You may need to set the KMP_STACKSIZE environment variable to an appropriately large size to enable parallelization with this option.


Using this option enables parallelization for both Intel® microprocessors and non-Intel microprocessors. The resulting executable may get additional performance gain on Intel® microprocessors than on non-Intel microprocessors. The parallelization can also be affected by certain options, such as /arch (Windows*), -m (Linux* and macOS*), or [Q]x.

An example of the command using auto-parallelization is as follows:

Commanding auto-parallelization in Linux*

icc -c -parallel prog.cpp

Commanding auto-parallelization in Windows*

icl /c /Qparallel prog.cpp

Commanding auto-parallelization in macOS*

icc -c -parallel prog.cpp

Auto-parallelization uses two specific pragmas: #pragma parallel and #pragma noparallel.
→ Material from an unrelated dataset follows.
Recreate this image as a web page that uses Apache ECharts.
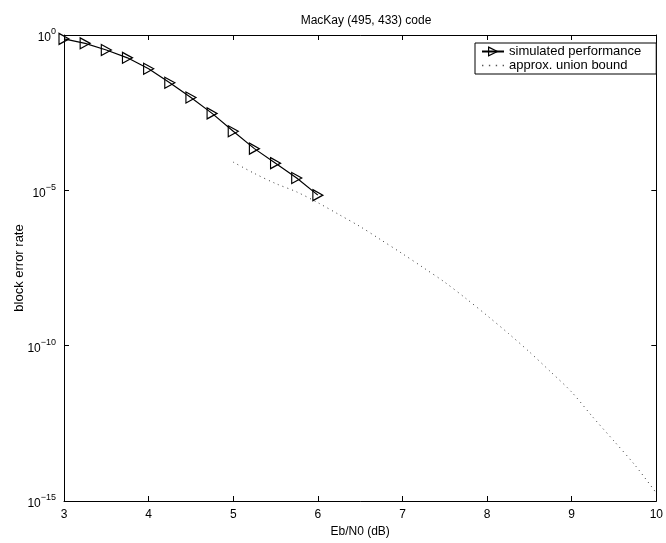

The format of an auto-parallelization compiler pragma is below:


<prefix> <pragma>

where <prefix> indicates #pragma, the <prefix> is followed by the pragma name, as in:


#pragma parallel

The #pragma parallel pragma instructs the compiler to ignore dependencies that it assumes may exist and that would prevent correct parallelization in the immediately following loop. However, if dependencies are proven, they are not ignored. In addition, parallel [always] overrides the compiler heuristics that estimate the likelihood that parallelization of a loop increases performance. It allows a loop to be parallelized even if the compiler thinks parallelization may not improve performance. If the ASSERT keyword is added, as in #pragma parallel [always [assert]], the compiler generates an error-level assertion message saying that the compiler analysis and cost model indicate that the loop cannot be parallelized.

The #pragma noparallel pragma disables auto-parallelization.